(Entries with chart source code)
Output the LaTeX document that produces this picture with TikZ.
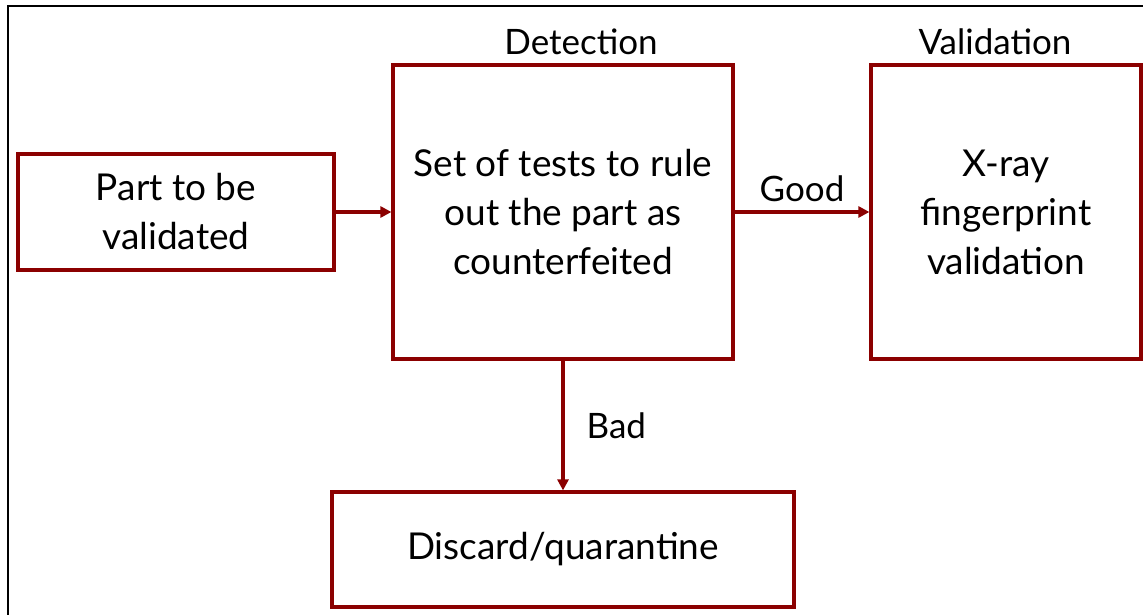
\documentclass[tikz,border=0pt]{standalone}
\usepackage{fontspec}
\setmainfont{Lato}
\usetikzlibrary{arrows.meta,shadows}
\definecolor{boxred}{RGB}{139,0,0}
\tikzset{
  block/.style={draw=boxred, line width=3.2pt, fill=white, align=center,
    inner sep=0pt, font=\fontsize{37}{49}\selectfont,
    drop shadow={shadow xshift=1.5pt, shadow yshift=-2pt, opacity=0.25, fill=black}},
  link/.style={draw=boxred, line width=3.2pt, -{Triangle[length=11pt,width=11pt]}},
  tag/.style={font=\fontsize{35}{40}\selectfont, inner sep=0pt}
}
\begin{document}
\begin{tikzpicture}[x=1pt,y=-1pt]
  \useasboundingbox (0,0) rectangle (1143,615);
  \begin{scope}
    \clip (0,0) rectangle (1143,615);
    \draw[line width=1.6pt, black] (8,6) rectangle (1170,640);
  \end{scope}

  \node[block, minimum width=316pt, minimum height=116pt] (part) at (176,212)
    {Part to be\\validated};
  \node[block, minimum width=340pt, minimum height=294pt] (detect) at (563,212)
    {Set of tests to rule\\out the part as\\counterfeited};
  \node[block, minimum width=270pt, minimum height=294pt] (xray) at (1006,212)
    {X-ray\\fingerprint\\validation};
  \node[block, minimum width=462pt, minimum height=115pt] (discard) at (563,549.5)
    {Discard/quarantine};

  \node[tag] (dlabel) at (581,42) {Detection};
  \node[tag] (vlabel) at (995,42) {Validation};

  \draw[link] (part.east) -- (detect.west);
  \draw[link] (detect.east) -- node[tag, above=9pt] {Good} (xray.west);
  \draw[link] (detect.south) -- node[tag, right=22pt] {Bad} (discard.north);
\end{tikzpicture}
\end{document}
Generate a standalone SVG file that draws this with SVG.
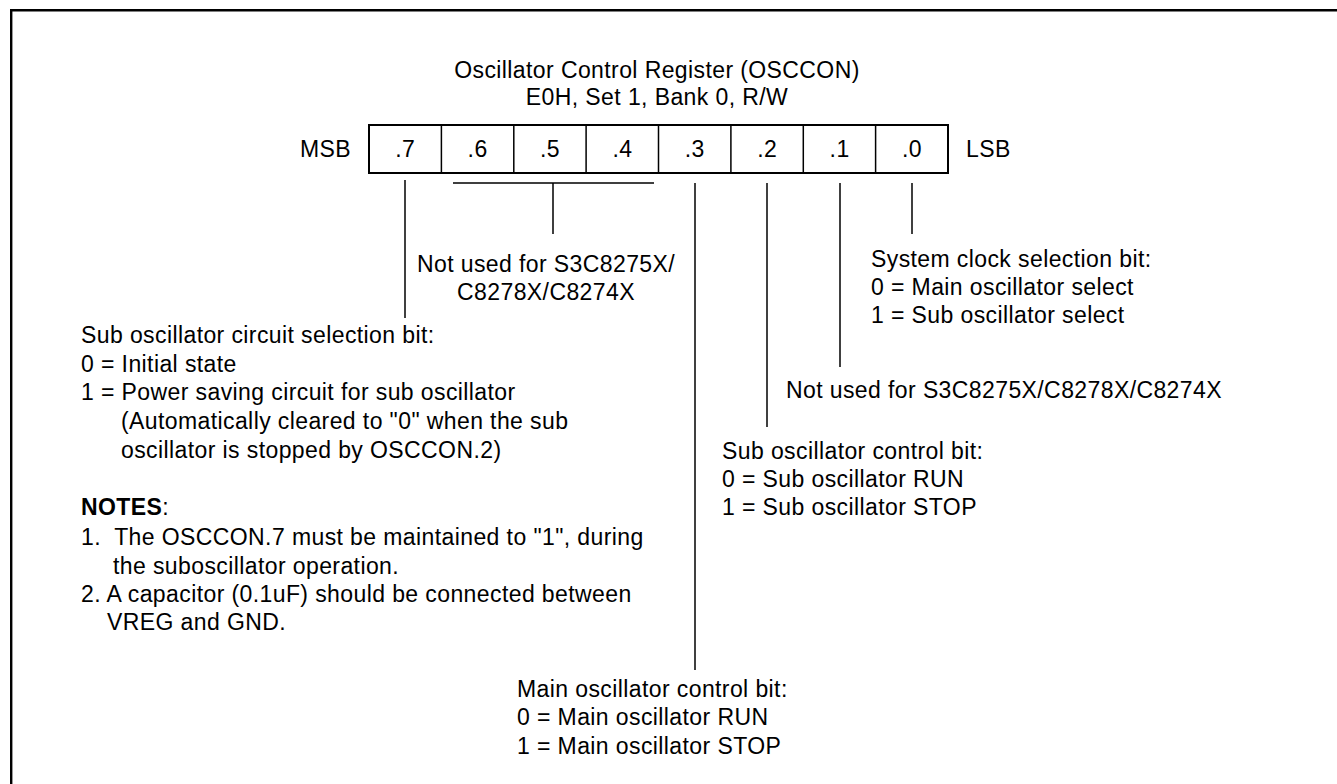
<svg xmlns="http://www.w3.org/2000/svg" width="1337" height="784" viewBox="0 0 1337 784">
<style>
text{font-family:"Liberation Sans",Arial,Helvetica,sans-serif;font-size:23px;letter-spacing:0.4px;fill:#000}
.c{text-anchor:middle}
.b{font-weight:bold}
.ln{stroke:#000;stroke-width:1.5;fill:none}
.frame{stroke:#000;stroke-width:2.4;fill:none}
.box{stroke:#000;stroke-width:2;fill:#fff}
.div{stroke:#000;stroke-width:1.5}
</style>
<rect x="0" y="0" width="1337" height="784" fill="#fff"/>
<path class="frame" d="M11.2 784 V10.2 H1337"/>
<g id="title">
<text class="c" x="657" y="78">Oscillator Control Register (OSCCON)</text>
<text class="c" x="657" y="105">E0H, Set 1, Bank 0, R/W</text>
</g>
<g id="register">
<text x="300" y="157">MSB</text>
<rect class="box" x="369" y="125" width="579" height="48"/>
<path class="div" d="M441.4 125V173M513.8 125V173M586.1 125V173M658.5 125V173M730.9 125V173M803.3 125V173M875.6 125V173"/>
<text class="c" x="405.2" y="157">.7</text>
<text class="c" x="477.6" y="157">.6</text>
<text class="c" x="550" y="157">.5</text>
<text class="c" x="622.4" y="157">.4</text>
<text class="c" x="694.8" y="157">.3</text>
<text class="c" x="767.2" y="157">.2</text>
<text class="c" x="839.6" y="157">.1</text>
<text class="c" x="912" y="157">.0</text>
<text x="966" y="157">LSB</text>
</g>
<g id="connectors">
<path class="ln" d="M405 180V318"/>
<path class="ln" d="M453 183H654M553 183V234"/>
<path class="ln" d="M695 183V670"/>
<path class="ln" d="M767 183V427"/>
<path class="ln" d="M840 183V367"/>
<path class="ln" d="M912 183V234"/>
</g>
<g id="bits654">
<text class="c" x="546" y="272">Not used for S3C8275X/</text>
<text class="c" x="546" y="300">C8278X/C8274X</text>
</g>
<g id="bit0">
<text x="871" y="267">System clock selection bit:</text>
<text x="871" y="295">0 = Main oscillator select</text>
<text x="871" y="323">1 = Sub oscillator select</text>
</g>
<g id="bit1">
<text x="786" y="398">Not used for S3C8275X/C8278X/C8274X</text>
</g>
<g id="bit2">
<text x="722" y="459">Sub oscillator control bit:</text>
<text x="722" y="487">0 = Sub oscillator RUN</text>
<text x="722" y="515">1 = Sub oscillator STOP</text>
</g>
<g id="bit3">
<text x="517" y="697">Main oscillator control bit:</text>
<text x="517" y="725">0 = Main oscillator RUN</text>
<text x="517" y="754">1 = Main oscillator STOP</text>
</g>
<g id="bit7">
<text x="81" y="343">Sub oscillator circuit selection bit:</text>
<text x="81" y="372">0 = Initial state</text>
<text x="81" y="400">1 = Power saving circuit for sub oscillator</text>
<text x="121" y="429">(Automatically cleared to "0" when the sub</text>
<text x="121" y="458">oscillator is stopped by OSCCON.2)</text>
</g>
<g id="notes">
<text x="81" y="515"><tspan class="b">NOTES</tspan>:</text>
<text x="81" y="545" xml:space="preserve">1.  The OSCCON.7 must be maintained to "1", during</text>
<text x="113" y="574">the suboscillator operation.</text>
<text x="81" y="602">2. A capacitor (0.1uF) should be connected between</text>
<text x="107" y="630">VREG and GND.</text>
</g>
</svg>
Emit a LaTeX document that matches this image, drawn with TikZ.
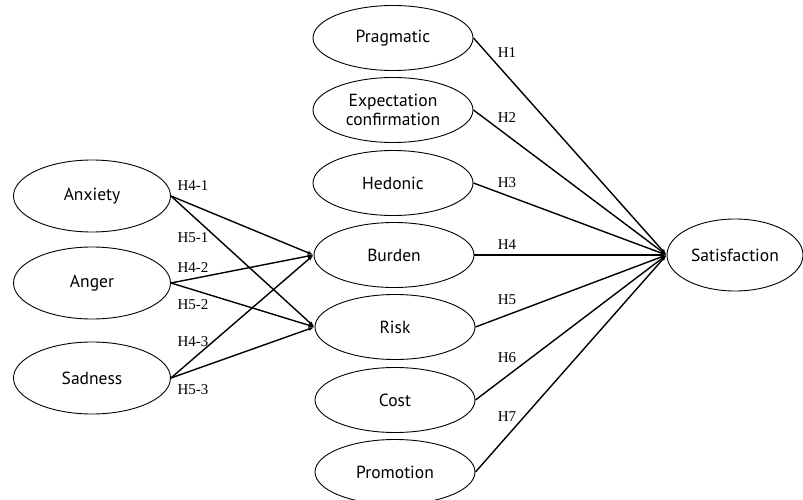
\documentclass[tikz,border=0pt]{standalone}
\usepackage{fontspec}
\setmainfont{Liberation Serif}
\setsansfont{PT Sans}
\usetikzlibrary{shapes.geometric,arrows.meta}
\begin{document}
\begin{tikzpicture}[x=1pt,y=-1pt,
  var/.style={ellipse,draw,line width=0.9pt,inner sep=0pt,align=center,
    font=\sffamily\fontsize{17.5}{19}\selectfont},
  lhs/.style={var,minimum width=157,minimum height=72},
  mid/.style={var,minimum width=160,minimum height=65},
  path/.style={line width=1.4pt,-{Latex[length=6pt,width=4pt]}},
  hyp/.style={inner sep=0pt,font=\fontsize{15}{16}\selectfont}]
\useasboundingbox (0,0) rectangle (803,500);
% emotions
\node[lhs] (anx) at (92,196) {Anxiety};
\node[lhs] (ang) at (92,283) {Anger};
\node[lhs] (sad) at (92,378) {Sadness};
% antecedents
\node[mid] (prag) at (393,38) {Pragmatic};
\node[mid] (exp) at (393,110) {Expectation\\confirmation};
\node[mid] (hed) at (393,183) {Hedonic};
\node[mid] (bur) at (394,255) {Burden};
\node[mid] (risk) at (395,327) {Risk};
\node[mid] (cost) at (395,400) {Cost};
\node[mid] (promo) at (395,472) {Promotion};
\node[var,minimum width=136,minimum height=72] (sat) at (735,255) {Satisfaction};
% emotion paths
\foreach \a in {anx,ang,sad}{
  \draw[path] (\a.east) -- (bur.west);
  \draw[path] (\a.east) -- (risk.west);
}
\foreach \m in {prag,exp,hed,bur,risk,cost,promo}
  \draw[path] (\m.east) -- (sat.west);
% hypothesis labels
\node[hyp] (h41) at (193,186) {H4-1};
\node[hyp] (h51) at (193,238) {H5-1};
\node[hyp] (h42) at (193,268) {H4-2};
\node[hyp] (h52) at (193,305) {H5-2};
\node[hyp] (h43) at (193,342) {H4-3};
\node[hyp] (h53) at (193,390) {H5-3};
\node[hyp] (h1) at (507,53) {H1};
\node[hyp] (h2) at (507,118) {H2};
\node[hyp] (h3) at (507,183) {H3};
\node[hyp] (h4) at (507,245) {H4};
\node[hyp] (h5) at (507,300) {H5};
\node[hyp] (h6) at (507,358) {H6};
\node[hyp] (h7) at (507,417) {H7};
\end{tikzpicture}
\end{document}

== What is asked ==
Quote the data above in full, leaving out the pictures it holds.

== Task answer ==
Output the LaTeX document that produces this picture with TikZ.
\documentclass[tikz,border=0pt]{standalone}
\usepackage{fontspec}
\setmainfont{Lato}
\usetikzlibrary{arrows.meta,shadows}
\definecolor{boxred}{RGB}{139,0,0}
\tikzset{
  block/.style={draw=boxred, line width=3.2pt, fill=white, align=center,
    inner sep=0pt, font=\fontsize{37}{49}\selectfont,
    drop shadow={shadow xshift=1.5pt, shadow yshift=-2pt, opacity=0.25, fill=black}},
  link/.style={draw=boxred, line width=3.2pt, -{Triangle[length=11pt,width=11pt]}},
  tag/.style={font=\fontsize{35}{40}\selectfont, inner sep=0pt}
}
\begin{document}
\begin{tikzpicture}[x=1pt,y=-1pt]
  \useasboundingbox (0,0) rectangle (1143,615);
  \begin{scope}
    \clip (0,0) rectangle (1143,615);
    \draw[line width=1.6pt, black] (8,6) rectangle (1170,640);
  \end{scope}

  \node[block, minimum width=316pt, minimum height=116pt] (part) at (176,212)
    {Part to be\\validated};
  \node[block, minimum width=340pt, minimum height=294pt] (detect) at (563,212)
    {Set of tests to rule\\out the part as\\counterfeited};
  \node[block, minimum width=270pt, minimum height=294pt] (xray) at (1006,212)
    {X-ray\\fingerprint\\validation};
  \node[block, minimum width=462pt, minimum height=115pt] (discard) at (563,549.5)
    {Discard/quarantine};

  \node[tag] (dlabel) at (581,42) {Detection};
  \node[tag] (vlabel) at (995,42) {Validation};

  \draw[link] (part.east) -- (detect.west);
  \draw[link] (detect.east) -- node[tag, above=9pt] {Good} (xray.west);
  \draw[link] (detect.south) -- node[tag, right=22pt] {Bad} (discard.north);
\end{tikzpicture}
\end{document}
Generate a standalone SVG file that draws this with SVG.
<svg xmlns="http://www.w3.org/2000/svg" width="1337" height="784" viewBox="0 0 1337 784">
<style>
text{font-family:"Liberation Sans",Arial,Helvetica,sans-serif;font-size:23px;letter-spacing:0.4px;fill:#000}
.c{text-anchor:middle}
.b{font-weight:bold}
.ln{stroke:#000;stroke-width:1.5;fill:none}
.frame{stroke:#000;stroke-width:2.4;fill:none}
.box{stroke:#000;stroke-width:2;fill:#fff}
.div{stroke:#000;stroke-width:1.5}
</style>
<rect x="0" y="0" width="1337" height="784" fill="#fff"/>
<path class="frame" d="M11.2 784 V10.2 H1337"/>
<g id="title">
<text class="c" x="657" y="78">Oscillator Control Register (OSCCON)</text>
<text class="c" x="657" y="105">E0H, Set 1, Bank 0, R/W</text>
</g>
<g id="register">
<text x="300" y="157">MSB</text>
<rect class="box" x="369" y="125" width="579" height="48"/>
<path class="div" d="M441.4 125V173M513.8 125V173M586.1 125V173M658.5 125V173M730.9 125V173M803.3 125V173M875.6 125V173"/>
<text class="c" x="405.2" y="157">.7</text>
<text class="c" x="477.6" y="157">.6</text>
<text class="c" x="550" y="157">.5</text>
<text class="c" x="622.4" y="157">.4</text>
<text class="c" x="694.8" y="157">.3</text>
<text class="c" x="767.2" y="157">.2</text>
<text class="c" x="839.6" y="157">.1</text>
<text class="c" x="912" y="157">.0</text>
<text x="966" y="157">LSB</text>
</g>
<g id="connectors">
<path class="ln" d="M405 180V318"/>
<path class="ln" d="M453 183H654M553 183V234"/>
<path class="ln" d="M695 183V670"/>
<path class="ln" d="M767 183V427"/>
<path class="ln" d="M840 183V367"/>
<path class="ln" d="M912 183V234"/>
</g>
<g id="bits654">
<text class="c" x="546" y="272">Not used for S3C8275X/</text>
<text class="c" x="546" y="300">C8278X/C8274X</text>
</g>
<g id="bit0">
<text x="871" y="267">System clock selection bit:</text>
<text x="871" y="295">0 = Main oscillator select</text>
<text x="871" y="323">1 = Sub oscillator select</text>
</g>
<g id="bit1">
<text x="786" y="398">Not used for S3C8275X/C8278X/C8274X</text>
</g>
<g id="bit2">
<text x="722" y="459">Sub oscillator control bit:</text>
<text x="722" y="487">0 = Sub oscillator RUN</text>
<text x="722" y="515">1 = Sub oscillator STOP</text>
</g>
<g id="bit3">
<text x="517" y="697">Main oscillator control bit:</text>
<text x="517" y="725">0 = Main oscillator RUN</text>
<text x="517" y="754">1 = Main oscillator STOP</text>
</g>
<g id="bit7">
<text x="81" y="343">Sub oscillator circuit selection bit:</text>
<text x="81" y="372">0 = Initial state</text>
<text x="81" y="400">1 = Power saving circuit for sub oscillator</text>
<text x="121" y="429">(Automatically cleared to "0" when the sub</text>
<text x="121" y="458">oscillator is stopped by OSCCON.2)</text>
</g>
<g id="notes">
<text x="81" y="515"><tspan class="b">NOTES</tspan>:</text>
<text x="81" y="545" xml:space="preserve">1.  The OSCCON.7 must be maintained to "1", during</text>
<text x="113" y="574">the suboscillator operation.</text>
<text x="81" y="602">2. A capacitor (0.1uF) should be connected between</text>
<text x="107" y="630">VREG and GND.</text>
</g>
</svg>
Emit a LaTeX document that matches this image, drawn with TikZ.
\documentclass[tikz,border=0pt]{standalone}
\usepackage{fontspec}
\setmainfont{Liberation Serif}
\setsansfont{PT Sans}
\usetikzlibrary{shapes.geometric,arrows.meta}
\begin{document}
\begin{tikzpicture}[x=1pt,y=-1pt,
  var/.style={ellipse,draw,line width=0.9pt,inner sep=0pt,align=center,
    font=\sffamily\fontsize{17.5}{19}\selectfont},
  lhs/.style={var,minimum width=157,minimum height=72},
  mid/.style={var,minimum width=160,minimum height=65},
  path/.style={line width=1.4pt,-{Latex[length=6pt,width=4pt]}},
  hyp/.style={inner sep=0pt,font=\fontsize{15}{16}\selectfont}]
\useasboundingbox (0,0) rectangle (803,500);
% emotions
\node[lhs] (anx) at (92,196) {Anxiety};
\node[lhs] (ang) at (92,283) {Anger};
\node[lhs] (sad) at (92,378) {Sadness};
% antecedents
\node[mid] (prag) at (393,38) {Pragmatic};
\node[mid] (exp) at (393,110) {Expectation\\confirmation};
\node[mid] (hed) at (393,183) {Hedonic};
\node[mid] (bur) at (394,255) {Burden};
\node[mid] (risk) at (395,327) {Risk};
\node[mid] (cost) at (395,400) {Cost};
\node[mid] (promo) at (395,472) {Promotion};
\node[var,minimum width=136,minimum height=72] (sat) at (735,255) {Satisfaction};
% emotion paths
\foreach \a in {anx,ang,sad}{
  \draw[path] (\a.east) -- (bur.west);
  \draw[path] (\a.east) -- (risk.west);
}
\foreach \m in {prag,exp,hed,bur,risk,cost,promo}
  \draw[path] (\m.east) -- (sat.west);
% hypothesis labels
\node[hyp] (h41) at (193,186) {H4-1};
\node[hyp] (h51) at (193,238) {H5-1};
\node[hyp] (h42) at (193,268) {H4-2};
\node[hyp] (h52) at (193,305) {H5-2};
\node[hyp] (h43) at (193,342) {H4-3};
\node[hyp] (h53) at (193,390) {H5-3};
\node[hyp] (h1) at (507,53) {H1};
\node[hyp] (h2) at (507,118) {H2};
\node[hyp] (h3) at (507,183) {H3};
\node[hyp] (h4) at (507,245) {H4};
\node[hyp] (h5) at (507,300) {H5};
\node[hyp] (h6) at (507,358) {H6};
\node[hyp] (h7) at (507,417) {H7};
\end{tikzpicture}
\end{document}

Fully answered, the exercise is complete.